Another casting issue is Louis Jordan, who seems all wrong to play Col. Paradine's long-time servant and Mrs. Paradine's lover. For there to be any mystery about the guy at all, he shouldn't look like Louis Jordan. Hitchcock was against using Jordan for the part, who was cast by Selznick and you can tell. When LaTour is first introduced his face in the dark and for the first few scenes we only see him from a distance. This builds up a semblance of suspense, but then when we meet do meet him, we think, "Oh it's Louis Jordan, well he was her boyfriend. Duh."

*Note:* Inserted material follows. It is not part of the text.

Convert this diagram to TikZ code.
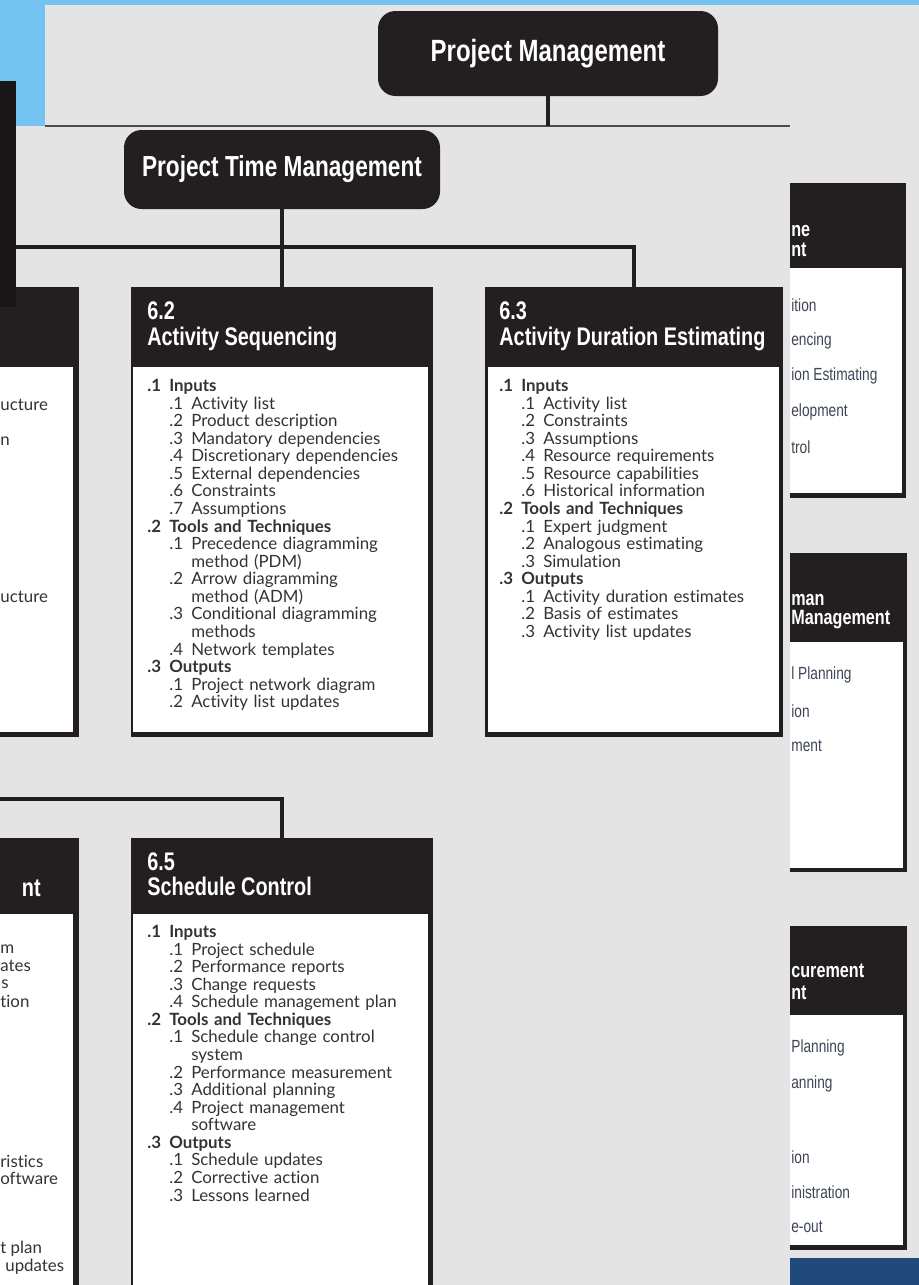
\documentclass[tikz,border=0pt]{standalone}
\usepackage{fontspec}
\setmainfont{Lato}[Ligatures=NoCommon]
\newfontfamily\headfont[FakeStretch=0.78]{Liberation Sans}
\usetikzlibrary{fit,positioning}

\definecolor{boxblack}{HTML}{231F20}
\definecolor{panelgray}{HTML}{E4E4E4}
\definecolor{skyblue}{HTML}{74C2EF}
\definecolor{textgray}{HTML}{333333}
\definecolor{sidegray}{HTML}{3D4656}
\definecolor{barblue}{HTML}{21497B}

\newlength\numw
\setlength\numw{12.5pt}
\newcommand\grp[2]{\noindent\makebox[\numw][l]{\textbf{#1}}\textbf{#2}\par}
\newcommand\itm[2]{\noindent\hspace*{\numw}\makebox[\numw][l]{#1}#2\par}
\newcommand\cnt[1]{\noindent\hspace*{2\numw}#1\par}

\begin{document}
\begin{tikzpicture}[x=0.02cm,y=-0.02cm,
  titlebox/.style={fill=boxblack,rounded corners=0.35cm,inner sep=0pt},
  titletext/.style={text=white,inner sep=0pt,font=\headfont\bfseries\fontsize{16.5}{18}\selectfont},
  tmbox/.style={fill=boxblack,inner sep=0pt},
  bodybox/.style={fill=white,inner sep=0pt},
  head/.style={text=white,inner sep=0pt,anchor=base west,font=\headfont\bfseries\fontsize{14.5}{16}\selectfont},
  body/.style={text=textgray,inner sep=0pt,anchor=north west,align=left,text width=5.6cm,font=\fontsize{9.6}{10}\selectfont},
  frag/.style={text=textgray,inner sep=0pt,anchor=west,font=\fontsize{9.6}{10}\selectfont},
  side/.style={text=sidegray,inner sep=0pt,anchor=west,font=\headfont\fontsize{10}{11}\selectfont},
  sidehead/.style={text=white,inner sep=0pt,anchor=west,font=\headfont\bfseries\fontsize{11.8}{13}\selectfont},
  conn/.style={draw=boxblack,line width=2.2pt}]

  \useasboundingbox (0,0) rectangle (919,1285);
  \clip (0,0) rectangle (919,1285);

  % backdrop
  \fill[skyblue] (0,0) rectangle (919,126);
  \fill[panelgray] (45,5) rectangle (919,126);
  \fill[panelgray] (0,126) rectangle (919,1285);
  \draw[gray!60!black,line width=0.8pt] (45,126) -- (790,126);

  % top of the tree
  \node[titlebox, fit={(378,11) (718,96)}] (pm) {};
  \node[titletext, font=\headfont\bfseries\fontsize{17.5}{19}\selectfont] (pmt) at (pm.center) {Project Management};
  \coordinate (pmfoot) at (548,126);
  \draw[conn] (pm.south) -- (pmfoot);

  \node[titlebox, fit={(124,130) (440,209)}] (ptm) {};
  \node[titletext] (ptmt) at (ptm.center) {Project Time Management};

  % process boxes
  \node[tmbox, fit={(-223,287) (79,737)}] (p61) {};
  \node[tmbox, fit={(131,287) (433,737)}] (p62) {};
  \node[tmbox, fit={(485,287) (783,737)}] (p63) {};
  \node[tmbox, fit={(-223,838) (79,1300)}] (p64) {};
  \node[tmbox, fit={(131,838) (433,1300)}] (p65) {};

  \node[bodybox, fit={(-221,367) (73,732)}] (b61) {};
  \node[bodybox, fit={(133,367) (428,732)}] (b62) {};
  \node[bodybox, fit={(488,367) (779,732)}] (b63) {};
  \node[bodybox, fit={(-221,914) (73,1300)}] (b64) {};
  \node[bodybox, fit={(133,914) (428,1300)}] (b65) {};

  \coordinate (j0) at (282,247);
  \coordinate (j1) at (282,799);
  \draw[conn] (ptm.south) -- (j0) -- (p62.north);
  \draw[conn] (p61.north) |- (j0) -| (p63.north);
  \draw[conn] (p64.north) |- (j1) -- (p65.north);

  \fill[boxblack!70!black] (0,81) rectangle (16,307);

  % 6.1 (cut off)
  \node[frag] (f61a) at (0,405) {ucture};
  \node[frag] (f61b) at (0,441) {n};
  \node[frag] (f61c) at (0,597) {ucture};

  % 6.2
  \node[head] (n62) at (147,319) {6.2};
  \node[head] (h62) at (147,345) {Activity Sequencing};
  \node[body] (t62) at (147,379) {
    \grp{.1}{Inputs}
    \itm{.1}{Activity list}
    \itm{.2}{Product description}
    \itm{.3}{Mandatory dependencies}
    \itm{.4}{Discretionary dependencies}
    \itm{.5}{External dependencies}
    \itm{.6}{Constraints}
    \itm{.7}{Assumptions}
    \grp{.2}{Tools and Techniques}
    \itm{.1}{Precedence diagramming}
    \cnt{method (PDM)}
    \itm{.2}{Arrow diagramming}
    \cnt{method (ADM)}
    \itm{.3}{Conditional diagramming}
    \cnt{methods}
    \itm{.4}{Network templates}
    \grp{.3}{Outputs}
    \itm{.1}{Project network diagram}
    \itm{.2}{Activity list updates}};

  % 6.3
  \node[head] (n63) at (499,319) {6.3};
  \node[head] (h63) at (499,345) {Activity Duration Estimating};
  \node[body] (t63) at (499,379) {
    \grp{.1}{Inputs}
    \itm{.1}{Activity list}
    \itm{.2}{Constraints}
    \itm{.3}{Assumptions}
    \itm{.4}{Resource requirements}
    \itm{.5}{Resource capabilities}
    \itm{.6}{Historical information}
    \grp{.2}{Tools and Techniques}
    \itm{.1}{Expert judgment}
    \itm{.2}{Analogous estimating}
    \itm{.3}{Simulation}
    \grp{.3}{Outputs}
    \itm{.1}{Activity duration estimates}
    \itm{.2}{Basis of estimates}
    \itm{.3}{Activity list updates}};

  % 6.4 (cut off)
  \node[head,anchor=east] (h64) at (41,888) {nt};
  \node[frag] (f64a) at (0,949) {m};
  \node[frag] (f64b) at (0,966) {ates};
  \node[frag] (f64c) at (1,984) {s};
  \node[frag] (f64d) at (0,1001) {tion};
  \node[frag] (f64e) at (0,1161) {ristics};
  \node[frag] (f64f) at (0,1178) {oftware};
  \node[frag] (f64g) at (0,1249) {t plan};
  \node[frag] (f64h) at (5,1267) {updates};

  % 6.5
  \node[head] (n65) at (147,870) {6.5};
  \node[head] (h65) at (147,895) {Schedule Control};
  \node[body] (t65) at (147,925) {
    \grp{.1}{Inputs}
    \itm{.1}{Project schedule}
    \itm{.2}{Performance reports}
    \itm{.3}{Change requests}
    \itm{.4}{Schedule management plan}
    \grp{.2}{Tools and Techniques}
    \itm{.1}{Schedule change control}
    \cnt{system}
    \itm{.2}{Performance measurement}
    \itm{.3}{Additional planning}
    \itm{.4}{Project management}
    \cnt{software}
    \grp{.3}{Outputs}
    \itm{.1}{Schedule updates}
    \itm{.2}{Corrective action}
    \itm{.3}{Lessons learned}};

  % panels on the right (cut off)
  \node[tmbox, fit={(790,183) (906,498)}] (r1) {};
  \node[bodybox, fit={(790,268) (902,493)}] (w1) {};
  \node[sidehead] (r1a) at (791,231) {ne};
  \node[sidehead] (r1b) at (791,250) {nt};
  \node[side] (r1c) at (791,305) {ition};
  \node[side] (r1d) at (791,341) {encing};
  \node[side] (r1e) at (791,376) {ion Estimating};
  \node[side] (r1f) at (791,412) {elopment};
  \node[side] (r1g) at (791,447) {trol};

  \node[tmbox, fit={(790,553) (907,872)}] (r2) {};
  \node[bodybox, fit={(790,642) (903,868)}] (w2) {};
  \node[sidehead] (r2a) at (791,600) {man};
  \node[sidehead] (r2b) at (791,620) {Management};
  \node[side] (r2c) at (791,675) {l Planning};
  \node[side] (r2d) at (791,711) {ion};
  \node[side] (r2e) at (791,746) {ment};

  \node[tmbox, fit={(790,926) (907,1250)}] (r3) {};
  \node[bodybox, fit={(790,1015) (903,1245)}] (w3) {};
  \node[sidehead] (r3a) at (791,971) {curement};
  \node[sidehead] (r3b) at (791,993) {nt};
  \node[side] (r3c) at (791,1048) {Planning};
  \node[side] (r3d) at (791,1084) {anning};
  \node[side] (r3e) at (791,1157) {ion};
  \node[side] (r3f) at (791,1192) {inistration};
  \node[side] (r3g) at (791,1227) {e-out};

  \fill[barblue] (790,1258) rectangle (919,1285);

\end{tikzpicture}
\end{document}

There are other problems with the Paradine Case, namely a whole section of the film that takes place in the Lake District where Keane goes to investigate the Paradine's summer home, Hadley Hall. There is almost no plot reason for this and it feels like Hitchcock merely wants to take you to a spooky old English house where he can build tension. The sequence is right out of Rebecca, with strange, unfriendly servants and a bedroom memorializing its former occupant, Mrs. Paradine. Perhaps the bedroom was the height of elegance at the time, but if I were in Keane's shoes when I saw the giant portrait of Mrs. Paradine hanging on the bed, I would have run a mile. Instead, a comically over-dramatic music cue finds Keane looking at Mrs. Paradine's underclothes which have been laid out by the maid. Isn't this exactly Rebecca? And it's not working here, maybe because we've seen it, but also because the woman is alive. There is a mystery around her, but what is obviously intended to be erotic just fails. This is one of the few times, I can think of Hitchcock misfiring in this realm. Perhaps in the pre-code era, one would not have had to stretch so far to find a way to symbolize Keane's erotic obsession with Mrs. Paradine. We could have had a scene in jail between the two that did so.